Levitt has made the full case linking abortion to crime in a more august (and peer-reviewed) forum: the Quarterly Journal of Economics (116:2 (2001) 379-420) and his statistical analysis (generally supported by other studies) has  sparked a lively academic and popular debate. In essence, Levitt argues that those aborted pregnancies have a disproportionate effect on crime rates: mothers whose socio-economic profile would make them statistically more likely to raise criminals are the ones more likely to benefit from legalised abortion. In the US, where the question of reproductive rights is extremely – extremely – EXTREMELY –  politicised (more so even, I would venture, than in Portugal or Ireland), such an argument inevitably has attracted angry, emotional responses, with some lunatics motivated partisans suggesting this argument could be used to provide a moral and social plinth for abortion.

I heard echoes of this debate this week when I ran across this brief item in The Economist. As the article notes:

Alas, the consequences of the even higher [birth] rates of 20 years ago … is a large cohort of young men aged 15-24 who are now alive (in the past many would have died as infants), relatively healthy and educated (partly thanks to foreign aid), but jobless and thus pugnacious.

To make the  point as the Economist has may be insensitive (or racy and stylish, as improbably suggested here), but it seems highly accurate nonetheless. A burgeoning generation of young, educated and unemployed young men is a lethal cocktail for civil unrest.  Try this more palatable spin from Elizabeth Leahy, the author of the study behind the Economist’s story (reprinted here):

The problem is not that there are too many young people, but that there are too few opportunities and resources available to them….Young people are the most important asset a society has in looking to the future. When young people are educated, healthy, and employed, they are the ones who renew and revitalize a country’s economy and institutions.

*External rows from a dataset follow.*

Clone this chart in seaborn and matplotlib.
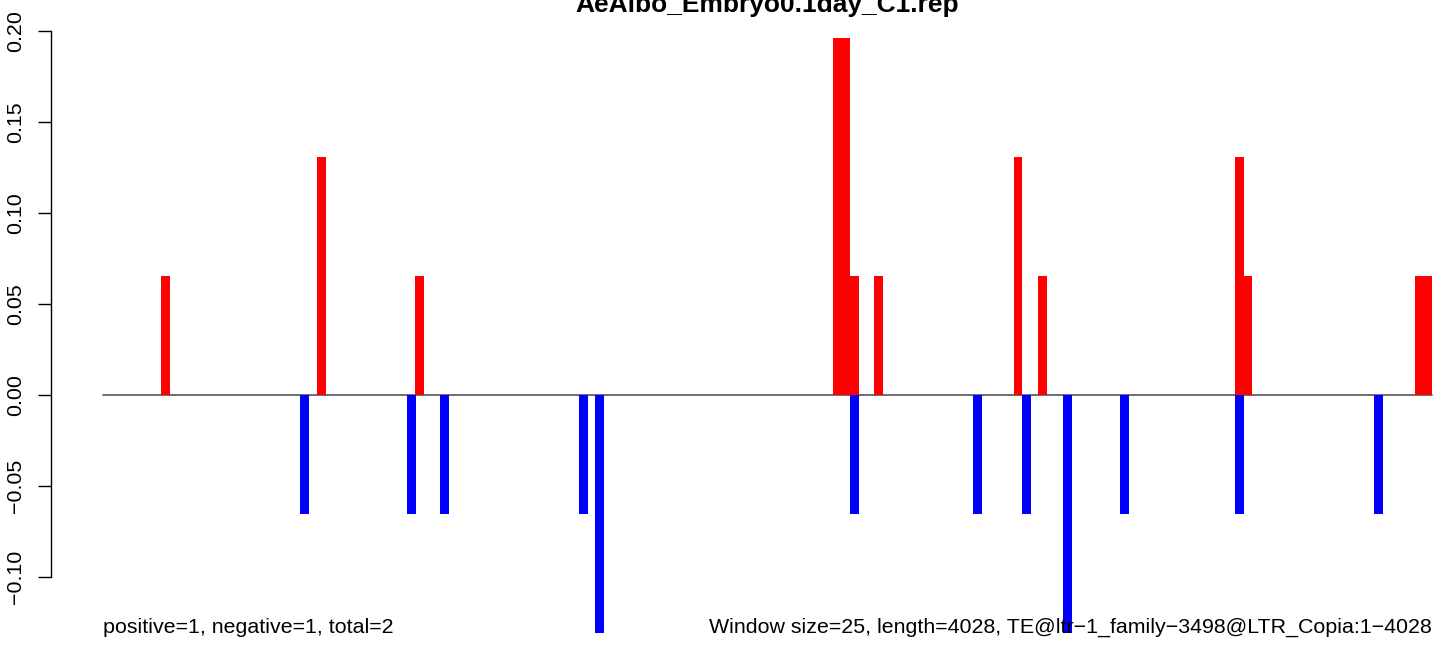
import pandas as pd
import seaborn as sns
import matplotlib.pyplot as plt
import numpy as np

# positions (bp, bar centres) and scores
plus_pos = [189, 662, 959, 2226, 2251, 2277, 2350, 2773, 2847, 3444, 3470, 3989, 4015]
plus_val = [0.0654, 0.1308, 0.0654, 0.1962, 0.1962, 0.0654, 0.0654, 0.1308, 0.0654, 0.1308, 0.0654, 0.0654, 0.0654]
minus_pos = [610, 934, 1034, 1456, 1504, 2277, 2650, 2798, 2923, 3095, 3444, 3865]
minus_val = [-0.0654, -0.0654, -0.0654, -0.0654, -0.1308, -0.0654, -0.0654, -0.0654, -0.1308, -0.0654, -0.0654, -0.0654]

title = 'AeAlbo_Embryo0.1day_C1.rep'
left_note = 'positive=1, negative=1, total=2'
right_note = 'Window size=25, length=4028, TE@ltr\u22121_family\u22123498@LTR_Copia:1\u22124028'
te_length = 4028
bar_bp = 26.5
yticks = [-0.10, -0.05, 0.00, 0.05, 0.10, 0.15, 0.20]
ytick_labels = ['\u22120.10', '\u22120.05', '0.00', '0.05', '0.10', '0.15', '0.20']

df = pd.concat([
    pd.DataFrame({'pos': plus_pos, 'value': plus_val, 'strand': 'plus'}),
    pd.DataFrame({'pos': minus_pos, 'value': minus_val, 'strand': 'minus'}),
], ignore_index=True)

sns.set_theme(style='ticks')
plt.rcParams['font.family'] = ['Liberation Sans', 'DejaVu Sans']
plt.rcParams['text.color'] = 'black'
plt.rcParams['ytick.color'] = 'black'
plt.rcParams['ytick.labelcolor'] = 'black'

fig = plt.figure(figsize=(14.44, 6.46), dpi=100)
ax = fig.add_axes([51 / 1444, 0, 1393 / 1444, 1])

# baseline from 0 to the TE length
ax.plot([0, te_length], [0, 0], color='#555555', lw=1.2, zorder=0)

# seaborn scales the bar width by the smallest gap between positions
native = np.diff(np.unique(df['pos'])).min()
sns.barplot(data=df, x='pos', y='value', hue='strand', native_scale=True,
            palette={'plus': '#ff0000', 'minus': '#0000ff'}, saturation=1,
            dodge=False, width=bar_bp / native, linewidth=0, errorbar=None,
            legend=False, ax=ax, zorder=2)

px = 1329 / te_length
ax.set_xlim(-52 / px, te_length + 12 / px)
ax.set_ylim(-(646 - 395) / 1820, 395 / 1820)
ax.set_xticks([])
ax.set_xlabel('')
ax.set_ylabel('')
ax.set_yticks(yticks)
ax.set_yticklabels(ytick_labels, rotation=90, va='center', fontsize=15.4, color='black')
ax.tick_params(axis='y', length=9.5, width=1, color='black', pad=9)
for s in ['top', 'right', 'bottom']:
    ax.spines[s].set_visible(False)
ax.spines['left'].set_bounds(-0.10, 0.20)
ax.spines['left'].set_color('black')
ax.spines['left'].set_linewidth(1)
ax.patch.set_alpha(0)

fig.text(767 / 1444, 1 - 12 / 646, title, ha='center', va='baseline',
         fontsize=19, fontweight='bold', color='black')
fig.text(103 / 1444, 1 - 633 / 646, left_note, ha='left', va='baseline',
         fontsize=15.4, color='black')
fig.text(1432 / 1444, 1 - 633 / 646, right_note, ha='right', va='baseline',
         fontsize=15.4, color='black')

fig.savefig('out.png', dpi=100)
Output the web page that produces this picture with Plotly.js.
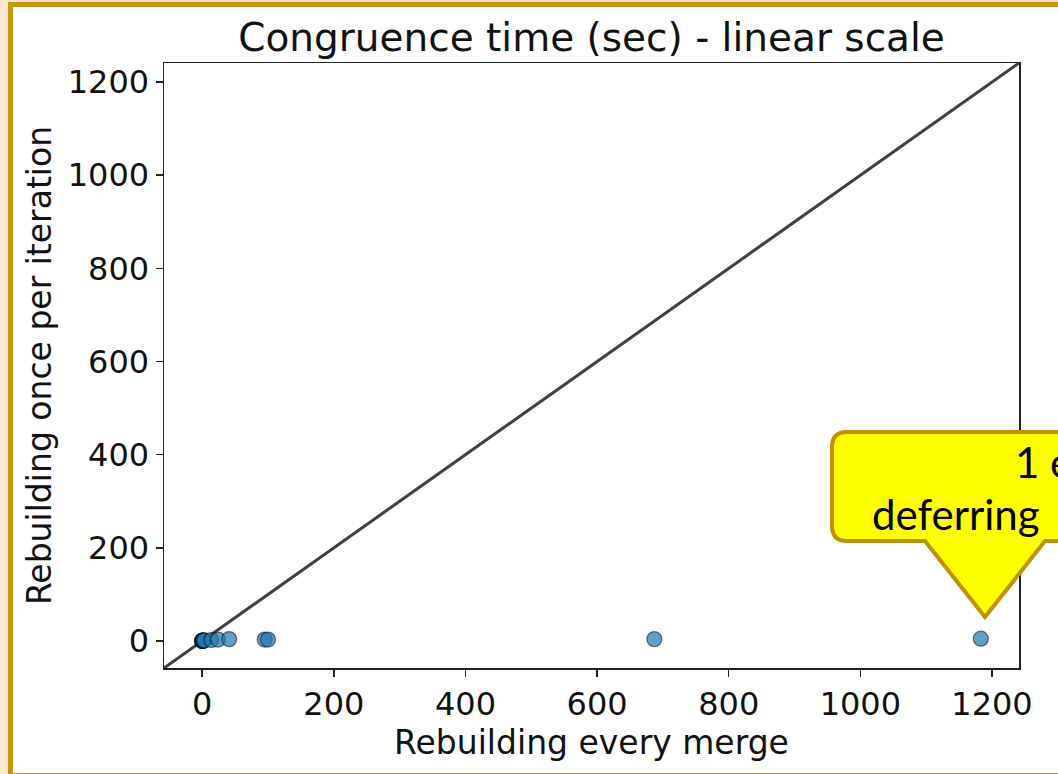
<!DOCTYPE html>
<html>
<head>
<meta charset="utf-8">
<script src="https://cdn.plot.ly/plotly-3.0.1.min.js"></script>
<style>
  html, body { margin:0; padding:0; width:1058px; height:774px; overflow:hidden; background:#fde6cf; }
  #frame { position:absolute; left:8px; top:2px; width:1100px; height:766px; background:#ffffff;
           border-left:5px solid #c8960a; border-top:5px solid #c8960a; border-bottom:3px solid #c8960a; }
  #plot { position:absolute; left:0; top:0; width:1058px; height:774px; }
</style>
</head>
<body>
<div id="frame"></div>
<div id="plot"></div>
<script>
// Data
const mergeTimes     = [0, 0, 0, 0.5, 1, 2, 3, 14, 24, 41, 95, 100, 687, 1183];
const iterationTimes = [0.1, 0.2, 0.3, 0.5, 0.5, 1, 1, 2, 3, 4, 3, 3, 4, 5];
const diagLine = [-58, 1241];
const tickVals = [0, 200, 400, 600, 800, 1000, 1200];
const titleText = "Congruence time (sec) - linear scale";
const xLabel = "Rebuilding every merge";
const yLabel = "Rebuilding once per iteration";
const calloutLines = ["1 e", "deferring"];

const W = 1058, H = 774;
const L = 164, R = 1019, T = 63, B = 668;
const px = x => (x - L) / (R - L);
const py = y => (B - y) / (B - T);

function P(x, y) { return px(x).toFixed(4) + ',' + py(y).toFixed(4); }
const calloutPath = 'M ' + P(1090, 432) + ' L ' + P(847, 432) + ' Q ' + P(832, 432) + ' ' + P(832, 447) +
  ' L ' + P(832, 526) + ' Q ' + P(832, 541) + ' ' + P(847, 541) +
  ' L ' + P(925, 541) + ' L ' + P(985, 617) + ' L ' + P(1045, 541) + ' L ' + P(1090, 541) + ' Z';

const font = "DejaVu Sans";

const traces = [
  { x: diagLine, y: diagLine, mode: 'lines', line: { color: 'rgba(30,30,30,0.85)', width: 3 }, hoverinfo: 'skip', showlegend: false },
  { x: mergeTimes, y: iterationTimes, mode: 'markers', showlegend: false,
    marker: { size: 15, color: 'rgba(31,119,180,0.7)', line: { color: 'rgba(0,0,0,0.5)', width: 1.3 } } }
];

const axisCommon = {
  range: diagLine, tickvals: tickVals, ticks: 'outside', ticklen: 7, tickwidth: 1.5, tickcolor: '#222',
  showgrid: false, zeroline: false, showline: true, linecolor: '#222', linewidth: 1.5, mirror: true,
  tickfont: { family: font, size: 32, color: '#111' }, automargin: false
};

const layout = {
  width: W, height: H,
  margin: { l: L, r: W - R, t: T, b: H - B, pad: 0 },
  paper_bgcolor: 'rgba(0,0,0,0)', plot_bgcolor: '#ffffff',
  title: { text: titleText, font: { family: font, size: 39, color: '#111' }, x: 0.5 + ( (L+R)/2 - W/2 )/W, xanchor: 'center', y: 1 - 37/H, yanchor: 'middle' },
  xaxis: Object.assign({}, axisCommon, { title: { text: xLabel, font: { family: font, size: 33, color: '#111' }, standoff: 8 } }),
  yaxis: Object.assign({}, axisCommon, { title: { text: yLabel, font: { family: font, size: 33, color: '#111' }, standoff: 6 } }),
  shapes: [
    { type: 'path', xref: 'paper', yref: 'paper', path: calloutPath, fillcolor: '#ffff00',
      line: { color: '#c0900a', width: 4 }, layer: 'above' }
  ],
  annotations: [
    { xref: 'paper', yref: 'paper', x: px(1013), y: py(462), xanchor: 'left', yanchor: 'middle', showarrow: false,
      text: calloutLines[0], font: { family: 'Lato', size: 42, color: '#000' } },
    { xref: 'paper', yref: 'paper', x: px(870), y: py(514), xanchor: 'left', yanchor: 'middle', showarrow: false,
      text: calloutLines[1], font: { family: 'Lato', size: 42, color: '#000' } }
  ]
};

Plotly.newPlot('plot', traces, layout, { displayModeBar: false, staticPlot: true });
</script>
</body>
</html>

That sounds better, or at least more politic, but why mince words? The real issue here is that rapid demographic change can provoke major social and economic upheaval, often in ways that are totally Picture_1 unexpected. This is demography in action, precipitated by the drastic reduction in child mortality over the last decades in the developing world. If we apply the logic of simple cause and effect, does this trend suggest infant mortality should not be reduced until greater economic opportunity and prosperity can be safely predicted? It is asking too much dispassion of social policy to make that choice. What then of the panacea of greater economic opportunity for an exploding population bulge? Sadly, the recipe that shows the path to feasible economic growth at a pace that can accommodate such radical population change has yet to be discovered. So Elizabeth Leahy’s analysis may sound better, but it is so untethered from reality, that it is just so much pablum. And who is helped by that?

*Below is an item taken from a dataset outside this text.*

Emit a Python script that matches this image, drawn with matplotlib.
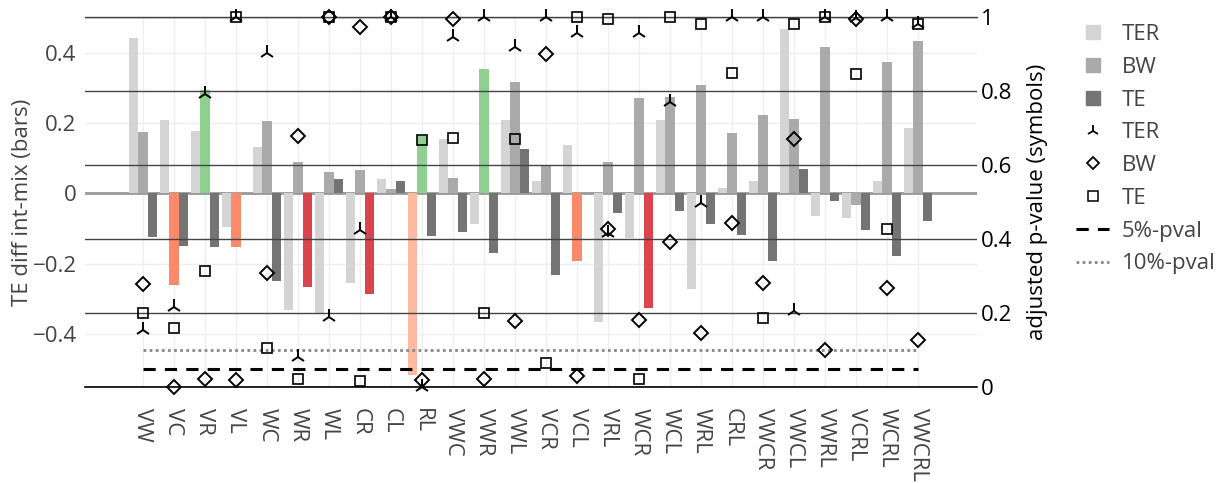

The answer, for young Gazans and young Kenyans and others like them, should be the same as it was for young Europeans three generations ago: emigration. The West’s birthrate is falling dramatically, so potential emigrants from such places should have a natural place to go. Unfortunately, the consequences of population change have a chilling impact beyond the immediate boundaries of those regions affected. Who in the West, watching the violence endemic to the Gaza strip, is roused to support opening the doors to this population? As Kenya falls into greater sectarian violence, they too will suffer from the same bad press. No society will eagerly embrace importing the social problems of another, and too often that is how immigration policy choices are presented. Because of the insuperable challenges concerning immigration that exist within Western democratic societies, it is not helpful to avoid posing tough questions. The Economist has it right, as did Levitt and Donohue in their earlier analysis of falling crime patterns. If we shy away from a dispassionate confrontation of the evidence, who is actually served?